The following unaudited pro forma information gives effect to the acquisition of the Forbo industrial business acquired as if the acquisition occurred on November 28, 2010. The historical financial information has been adjusted to give effect to pro forma events that are directly attributable to the acquisition, supportable and expected to have a continuing impact on combined results. The unaudited pro forma results do not include any anticipated cost savings from operating efficiencies or synergies that could result from the acquisition. Accordingly, the unaudited pro forma results are not necessarily indicative of what actually would have occurred had the acquisition been in effect for the periods presented. The unaudited pro forma information for the 13 weeks and 26 weeks ended June 2, 2012 and May 28, 2011, assuming that the acquisition occurred at the beginning of fiscal 2011, is presented below:

 

  13 Weeks Ended  26 Weeks Ended
  June 2,  May 28,  June 2,  May 28,
($ in millions except earnings per share) 2012  2011  2012  2011
Net revenue$ 526,995 $ 520,885 $ 1,005,313 $ 967,212
Net income from continuing operations$ 7,466 $ 25,743 $ 22,358 $ 36,123
Net income attributable to H.B. Fuller$ 4,342 $ 26,640 $ 20,932 $ 39,740
            
Diluted earnings per share from continuing operations$ 0.15 $ 0.52 $ 0.44 $ 0.72
Diluted earnings per share$ 0.09 $ 0.53 $ 0.41 $ 0.80

The pro forma results above for the 13 weeks and 26 weeks ended May 28, 2011 include non-recurring expenses related to acquired inventory fair value adjustment of $2,406, net of tax.
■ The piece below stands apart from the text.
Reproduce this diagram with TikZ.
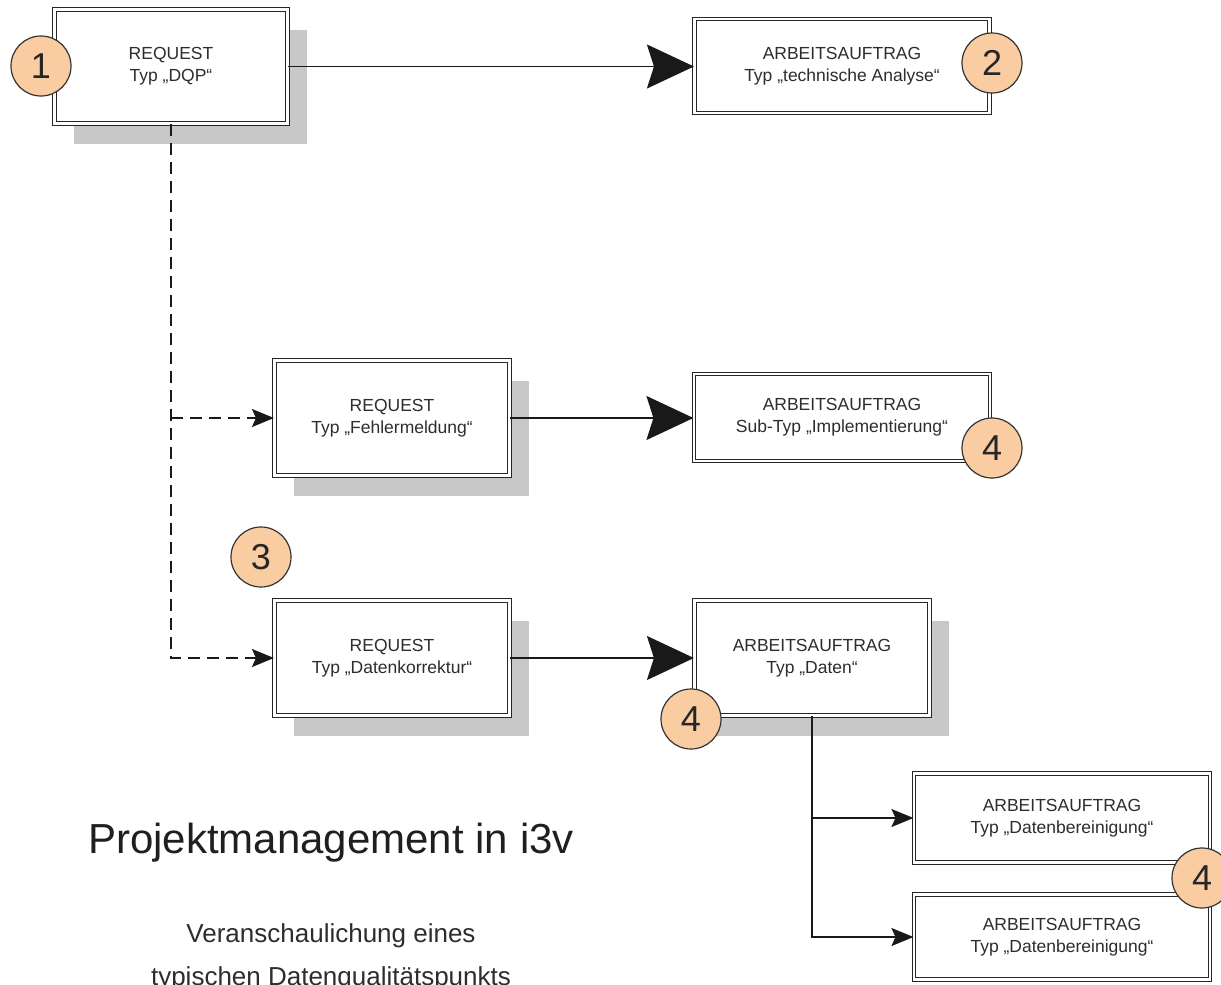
\documentclass[tikz,border=0pt]{standalone}
\usepackage{fontspec}
\setmainfont{Liberation Sans}
\usetikzlibrary{arrows.meta,shadows}
\definecolor{peach}{RGB}{250,204,162}
\definecolor{shad}{RGB}{200,200,200}
\definecolor{txt}{RGB}{45,45,45}
\begin{document}
\begin{tikzpicture}[x=1pt,y=-1pt,
  box/.style={draw=black!85, line width=1.1pt, double=white, double distance=2.6pt, fill=white,
    align=center, text=txt, font=\fontsize{17.5}{22}\selectfont, inner sep=0pt},
  shbox/.style={box, drop shadow={shadow xshift=19pt, shadow yshift=-20pt, fill=shad, opacity=1, draw=none}},
  num/.style={circle, draw=black!80, line width=1.2pt, fill=peach, minimum size=60pt, inner sep=0pt,
    text=black!85, font=\fontsize{36}{36}\selectfont},
  conn/.style={line width=1.6pt, draw=black!90},
  bigarrow/.style={conn, -{Stealth[length=47pt,width=44pt,inset=7pt]}},
  smallarrow/.style={-{Stealth[length=22pt,width=18pt,inset=4pt]}},
  dashline/.style={conn, dash pattern=on 12pt off 7pt}
]
\useasboundingbox (0,0) rectangle (1221,985);

% boxes
\node[shbox, minimum width=233pt, minimum height=114pt] (b1) at (171,66.5) {REQUEST\\Typ „DQP“};
\node[box, minimum width=295pt, minimum height=94pt] (b2) at (842,66) {ARBEITSAUFTRAG\\Typ „technische Analyse“};
\node[shbox, minimum width=235pt, minimum height=115pt] (b3) at (392,418) {REQUEST\\Typ „Fehlermeldung“};
\node[box, minimum width=296pt, minimum height=87pt] (b4) at (842,417.5) {ARBEITSAUFTRAG\\Sub-Typ „Implementierung“};
\node[shbox, minimum width=235pt, minimum height=115pt] (b5) at (392,658) {REQUEST\\Typ „Datenkorrektur“};
\node[shbox, minimum width=235pt, minimum height=115pt] (b6) at (812,658) {ARBEITSAUFTRAG\\Typ „Daten“};
\node[box, minimum width=296pt, minimum height=89pt] (b7) at (1062,818) {ARBEITSAUFTRAG\\Typ „Datenbereinigung“};
\node[box, minimum width=296pt, minimum height=85pt] (b8) at (1062,937) {ARBEITSAUFTRAG\\Typ „Datenbereinigung“};

% connectors
\draw[bigarrow] (b1.east) -- (b1.east -| b2.west);
\draw[bigarrow] (b3.east) -- (b4.west |- b3.east);
\draw[bigarrow] (b5.east) -- (b6.west);
\draw[dashline, smallarrow] (b1.south) -- (b1.south |- b5.west) -- (b5.west);
\draw[dashline, smallarrow] (b1.south |- b3.west) -- (b3.west);
\draw[conn, smallarrow] (b6.south) |- (b8.west);
\draw[conn, smallarrow] (b6.south |- b7.west) -- (b7.west);

% numbered circles
\node[num] (c1) at (41,66) {1};
\node[num] (c2) at (992,63) {2};
\node[num] (c3) at (261,557) {3};
\node[num] (c4a) at (992,448) {4};
\node[num] (c4b) at (691,719) {4};
\node[num] (c4c) at (1202,878) {4};

% texts
\node[anchor=base, text=black!88, font=\fontsize{42}{42}\selectfont, inner sep=0pt] (title) at (331,853) {Projektmanagement in i3v};
\node[anchor=base, text=txt, font=\fontsize{26}{26}\selectfont, inner sep=0pt] (sub1) at (331,942) {Veranschaulichung eines};
\node[anchor=base, text=txt, font=\fontsize{26}{26}\selectfont, inner sep=0pt] (sub2) at (331,985) {typischen Datenqualitätspunkts};
\end{tikzpicture}
\end{document}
During the 13 weeks and 26 weeks ended June 2, 2012, we recorded special charges, net of $24,187 and $31,040, respectively, for the after tax non-recurring costs related to the acquisition and integration of the acquired business.

Liquamelt Corp. On April 15, 2011 we acquired the principal assets and certain liabilities of Liquamelt Corp., a manufacturer and marketer of unique adhesives and dispensing systems. Liquamelt Corp. was based in Lorain, Ohio. This innovative adhesive system delivers room temperature liquid adhesive to the point of application where it is heat activated and dispensed. The acquisition was recorded in our North America Adhesives operating segment.

 

The purchase price of $6,000 was funded through existing cash. We incurred acquisition related costs of approximately $118, which were recorded as selling, general and administrative expenses in the Condensed Consolidated Statements of Income.